Pictures aside, quote the whole listing exactly.

## PROVIDED DATA:
....................
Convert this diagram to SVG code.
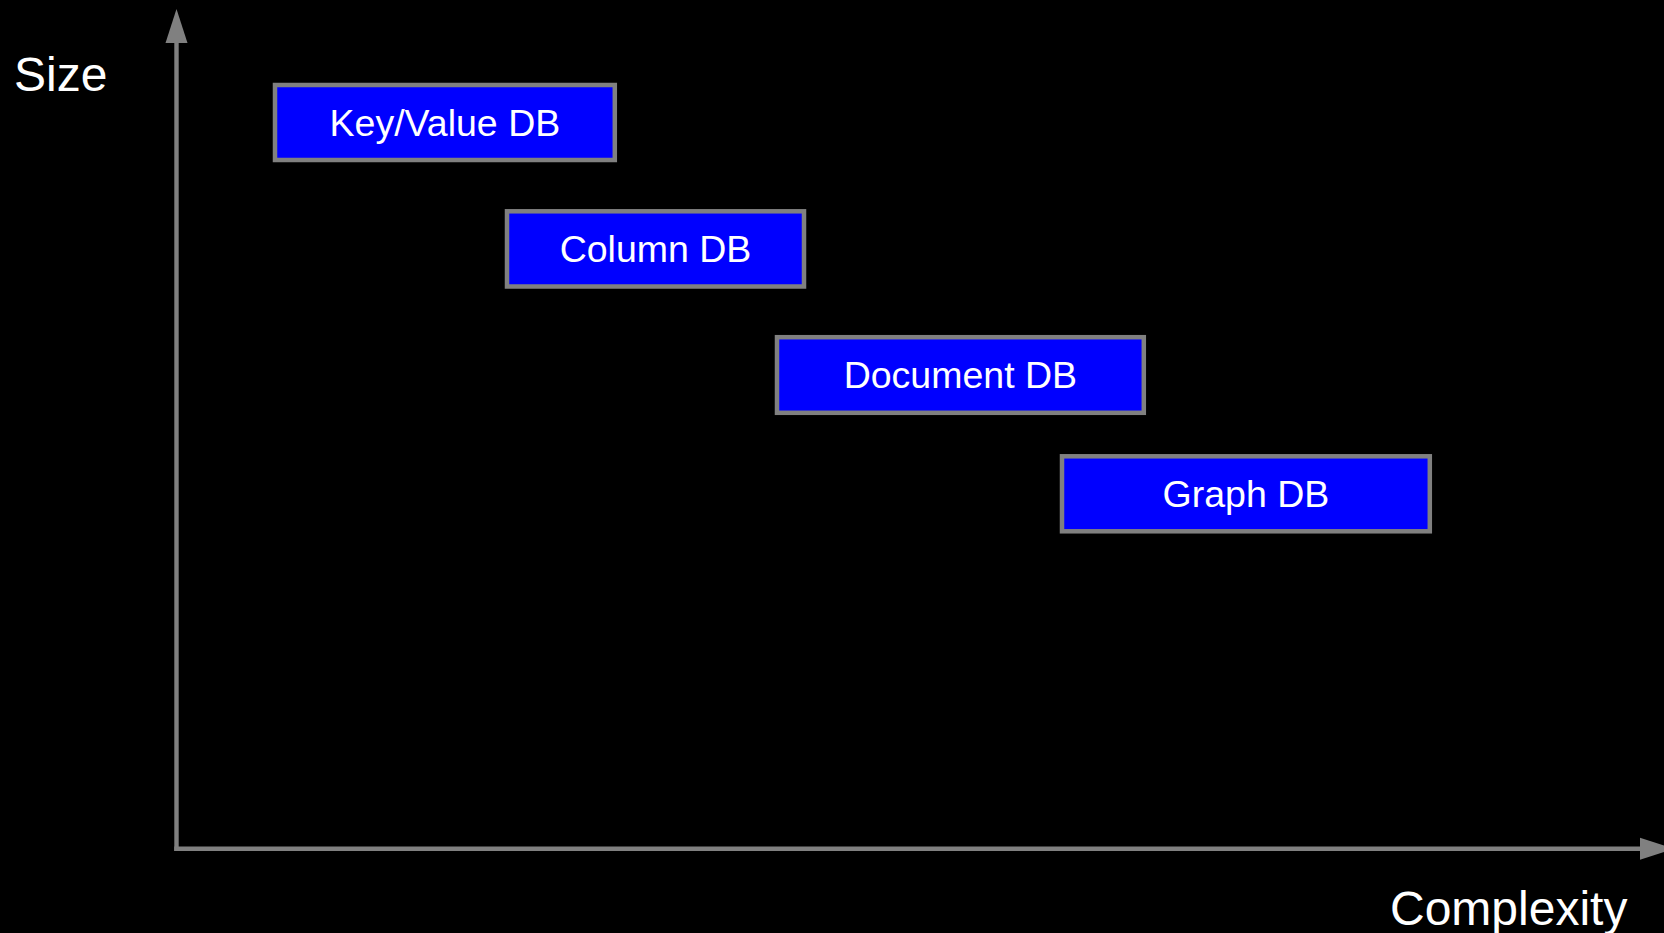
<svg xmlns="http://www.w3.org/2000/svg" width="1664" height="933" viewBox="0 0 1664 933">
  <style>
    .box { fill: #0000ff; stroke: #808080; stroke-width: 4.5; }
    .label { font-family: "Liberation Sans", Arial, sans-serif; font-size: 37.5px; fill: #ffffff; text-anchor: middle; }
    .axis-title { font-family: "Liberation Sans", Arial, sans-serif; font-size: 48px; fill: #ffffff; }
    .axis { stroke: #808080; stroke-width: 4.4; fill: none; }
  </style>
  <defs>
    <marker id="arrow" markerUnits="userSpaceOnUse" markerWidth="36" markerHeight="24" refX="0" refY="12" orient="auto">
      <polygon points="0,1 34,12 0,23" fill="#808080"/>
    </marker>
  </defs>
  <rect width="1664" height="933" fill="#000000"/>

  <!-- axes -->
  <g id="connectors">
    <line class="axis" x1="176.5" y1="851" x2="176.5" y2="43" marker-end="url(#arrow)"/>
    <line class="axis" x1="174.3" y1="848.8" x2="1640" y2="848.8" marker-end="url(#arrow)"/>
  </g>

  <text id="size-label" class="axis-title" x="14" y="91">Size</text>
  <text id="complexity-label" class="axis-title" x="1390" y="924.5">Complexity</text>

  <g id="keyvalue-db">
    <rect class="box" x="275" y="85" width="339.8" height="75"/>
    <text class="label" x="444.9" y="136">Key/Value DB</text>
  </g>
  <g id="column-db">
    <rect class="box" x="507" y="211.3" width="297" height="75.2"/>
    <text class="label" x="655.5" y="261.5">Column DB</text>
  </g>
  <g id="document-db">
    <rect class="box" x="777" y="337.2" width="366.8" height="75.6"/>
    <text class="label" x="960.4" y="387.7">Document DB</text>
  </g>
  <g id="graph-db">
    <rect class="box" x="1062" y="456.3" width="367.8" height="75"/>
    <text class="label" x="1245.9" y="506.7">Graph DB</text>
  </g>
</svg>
....................
## COMPLETED EXERCISE:
Convert this diagram to SVG code.
<svg xmlns="http://www.w3.org/2000/svg" width="1664" height="933" viewBox="0 0 1664 933">
  <style>
    .box { fill: #0000ff; stroke: #808080; stroke-width: 4.5; }
    .label { font-family: "Liberation Sans", Arial, sans-serif; font-size: 37.5px; fill: #ffffff; text-anchor: middle; }
    .axis-title { font-family: "Liberation Sans", Arial, sans-serif; font-size: 48px; fill: #ffffff; }
    .axis { stroke: #808080; stroke-width: 4.4; fill: none; }
  </style>
  <defs>
    <marker id="arrow" markerUnits="userSpaceOnUse" markerWidth="36" markerHeight="24" refX="0" refY="12" orient="auto">
      <polygon points="0,1 34,12 0,23" fill="#808080"/>
    </marker>
  </defs>
  <rect width="1664" height="933" fill="#000000"/>

  <!-- axes -->
  <g id="connectors">
    <line class="axis" x1="176.5" y1="851" x2="176.5" y2="43" marker-end="url(#arrow)"/>
    <line class="axis" x1="174.3" y1="848.8" x2="1640" y2="848.8" marker-end="url(#arrow)"/>
  </g>

  <text id="size-label" class="axis-title" x="14" y="91">Size</text>
  <text id="complexity-label" class="axis-title" x="1390" y="924.5">Complexity</text>

  <g id="keyvalue-db">
    <rect class="box" x="275" y="85" width="339.8" height="75"/>
    <text class="label" x="444.9" y="136">Key/Value DB</text>
  </g>
  <g id="column-db">
    <rect class="box" x="507" y="211.3" width="297" height="75.2"/>
    <text class="label" x="655.5" y="261.5">Column DB</text>
  </g>
  <g id="document-db">
    <rect class="box" x="777" y="337.2" width="366.8" height="75.6"/>
    <text class="label" x="960.4" y="387.7">Document DB</text>
  </g>
  <g id="graph-db">
    <rect class="box" x="1062" y="456.3" width="367.8" height="75"/>
    <text class="label" x="1245.9" y="506.7">Graph DB</text>
  </g>
</svg>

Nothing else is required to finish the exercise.